** START **

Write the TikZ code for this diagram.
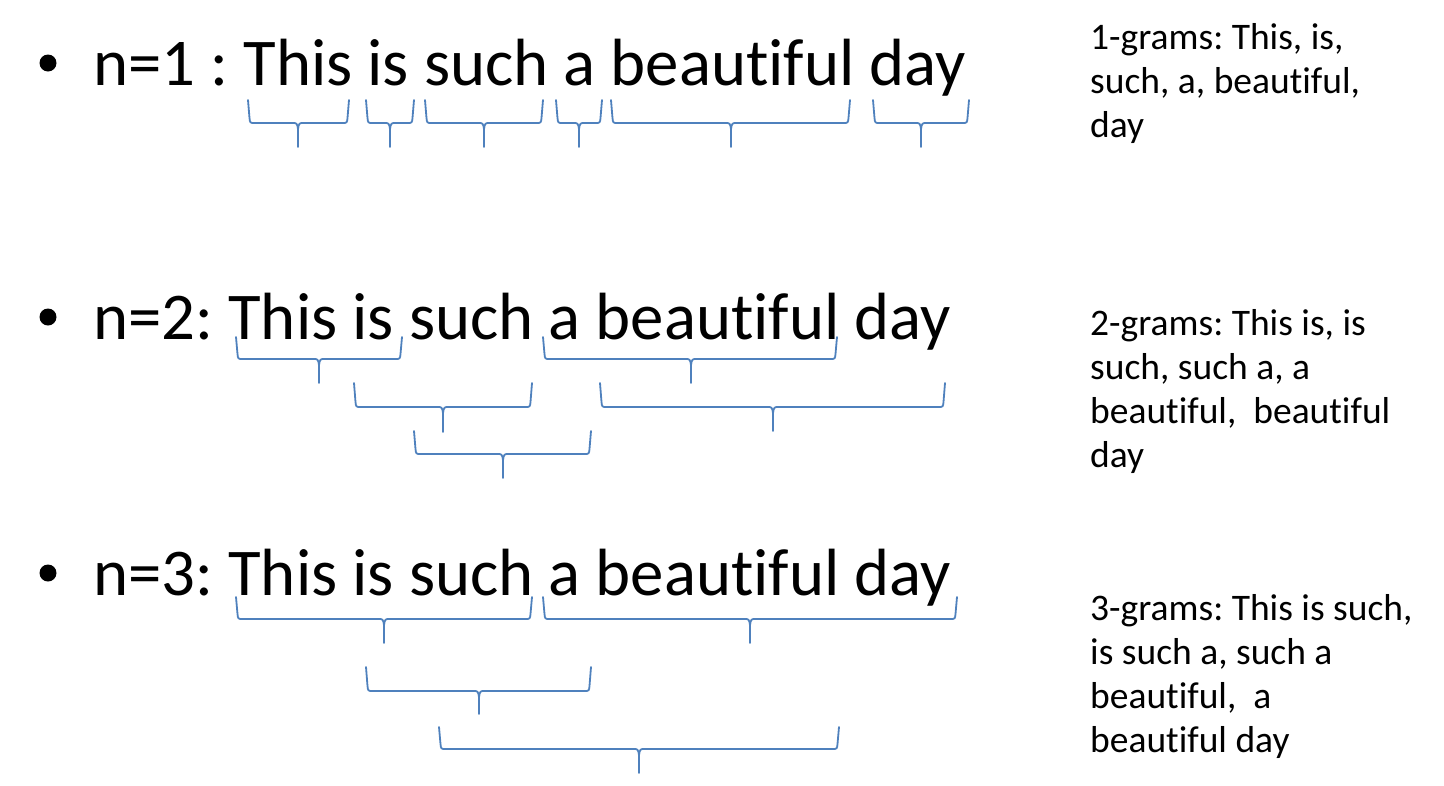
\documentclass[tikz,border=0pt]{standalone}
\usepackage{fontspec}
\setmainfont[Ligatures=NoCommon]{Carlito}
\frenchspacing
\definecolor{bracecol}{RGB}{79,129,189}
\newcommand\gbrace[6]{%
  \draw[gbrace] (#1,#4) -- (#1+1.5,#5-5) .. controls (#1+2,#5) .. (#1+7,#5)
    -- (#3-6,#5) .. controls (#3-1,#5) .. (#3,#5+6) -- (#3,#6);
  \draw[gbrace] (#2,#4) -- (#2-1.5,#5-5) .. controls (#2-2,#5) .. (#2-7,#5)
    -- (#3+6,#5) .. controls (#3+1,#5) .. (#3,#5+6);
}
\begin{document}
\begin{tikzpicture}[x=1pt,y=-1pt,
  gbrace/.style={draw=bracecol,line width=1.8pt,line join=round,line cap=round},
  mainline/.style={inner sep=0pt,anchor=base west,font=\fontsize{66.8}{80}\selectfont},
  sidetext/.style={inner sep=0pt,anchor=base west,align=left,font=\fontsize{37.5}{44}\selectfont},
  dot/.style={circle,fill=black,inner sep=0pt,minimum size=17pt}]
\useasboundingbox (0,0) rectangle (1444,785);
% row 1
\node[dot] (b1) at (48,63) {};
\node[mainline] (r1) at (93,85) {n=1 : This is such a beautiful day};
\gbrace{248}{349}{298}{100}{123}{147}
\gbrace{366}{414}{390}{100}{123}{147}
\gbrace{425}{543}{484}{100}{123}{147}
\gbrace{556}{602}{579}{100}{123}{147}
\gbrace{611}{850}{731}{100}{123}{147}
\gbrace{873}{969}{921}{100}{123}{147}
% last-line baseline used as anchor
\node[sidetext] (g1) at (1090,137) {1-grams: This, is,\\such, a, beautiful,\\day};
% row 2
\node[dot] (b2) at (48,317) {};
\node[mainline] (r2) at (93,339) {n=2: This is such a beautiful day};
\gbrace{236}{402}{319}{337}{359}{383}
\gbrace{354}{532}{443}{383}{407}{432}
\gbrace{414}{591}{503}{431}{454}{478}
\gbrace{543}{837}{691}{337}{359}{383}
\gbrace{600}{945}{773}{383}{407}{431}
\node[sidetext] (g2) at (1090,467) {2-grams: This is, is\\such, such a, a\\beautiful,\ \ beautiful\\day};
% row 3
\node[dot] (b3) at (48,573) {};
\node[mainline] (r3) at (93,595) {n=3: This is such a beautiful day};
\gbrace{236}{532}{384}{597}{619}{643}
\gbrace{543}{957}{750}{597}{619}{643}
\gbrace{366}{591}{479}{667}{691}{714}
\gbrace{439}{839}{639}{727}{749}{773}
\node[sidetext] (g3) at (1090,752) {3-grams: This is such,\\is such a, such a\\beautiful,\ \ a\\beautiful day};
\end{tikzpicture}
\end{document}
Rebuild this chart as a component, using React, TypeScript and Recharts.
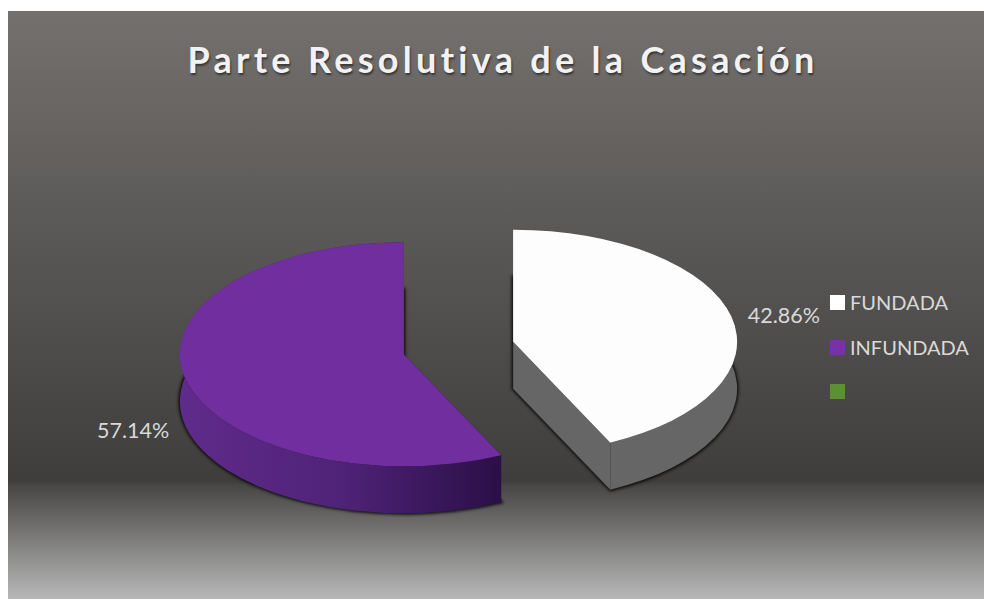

** END **

_STATED GOAL_. Copy out all the data exactly; skip the pictures.

_EXERCISE RESPONSE_.
Write the TikZ code for this diagram.
\documentclass[tikz,border=0pt]{standalone}
\usepackage{fontspec}
\setmainfont[Ligatures=NoCommon]{Carlito}
\frenchspacing
\definecolor{bracecol}{RGB}{79,129,189}
\newcommand\gbrace[6]{%
  \draw[gbrace] (#1,#4) -- (#1+1.5,#5-5) .. controls (#1+2,#5) .. (#1+7,#5)
    -- (#3-6,#5) .. controls (#3-1,#5) .. (#3,#5+6) -- (#3,#6);
  \draw[gbrace] (#2,#4) -- (#2-1.5,#5-5) .. controls (#2-2,#5) .. (#2-7,#5)
    -- (#3+6,#5) .. controls (#3+1,#5) .. (#3,#5+6);
}
\begin{document}
\begin{tikzpicture}[x=1pt,y=-1pt,
  gbrace/.style={draw=bracecol,line width=1.8pt,line join=round,line cap=round},
  mainline/.style={inner sep=0pt,anchor=base west,font=\fontsize{66.8}{80}\selectfont},
  sidetext/.style={inner sep=0pt,anchor=base west,align=left,font=\fontsize{37.5}{44}\selectfont},
  dot/.style={circle,fill=black,inner sep=0pt,minimum size=17pt}]
\useasboundingbox (0,0) rectangle (1444,785);
% row 1
\node[dot] (b1) at (48,63) {};
\node[mainline] (r1) at (93,85) {n=1 : This is such a beautiful day};
\gbrace{248}{349}{298}{100}{123}{147}
\gbrace{366}{414}{390}{100}{123}{147}
\gbrace{425}{543}{484}{100}{123}{147}
\gbrace{556}{602}{579}{100}{123}{147}
\gbrace{611}{850}{731}{100}{123}{147}
\gbrace{873}{969}{921}{100}{123}{147}
% last-line baseline used as anchor
\node[sidetext] (g1) at (1090,137) {1-grams: This, is,\\such, a, beautiful,\\day};
% row 2
\node[dot] (b2) at (48,317) {};
\node[mainline] (r2) at (93,339) {n=2: This is such a beautiful day};
\gbrace{236}{402}{319}{337}{359}{383}
\gbrace{354}{532}{443}{383}{407}{432}
\gbrace{414}{591}{503}{431}{454}{478}
\gbrace{543}{837}{691}{337}{359}{383}
\gbrace{600}{945}{773}{383}{407}{431}
\node[sidetext] (g2) at (1090,467) {2-grams: This is, is\\such, such a, a\\beautiful,\ \ beautiful\\day};
% row 3
\node[dot] (b3) at (48,573) {};
\node[mainline] (r3) at (93,595) {n=3: This is such a beautiful day};
\gbrace{236}{532}{384}{597}{619}{643}
\gbrace{543}{957}{750}{597}{619}{643}
\gbrace{366}{591}{479}{667}{691}{714}
\gbrace{439}{839}{639}{727}{749}{773}
\node[sidetext] (g3) at (1090,752) {3-grams: This is such,\\is such a, such a\\beautiful,\ \ a\\beautiful day};
\end{tikzpicture}
\end{document}
Rebuild this chart as a component, using React, TypeScript and Recharts.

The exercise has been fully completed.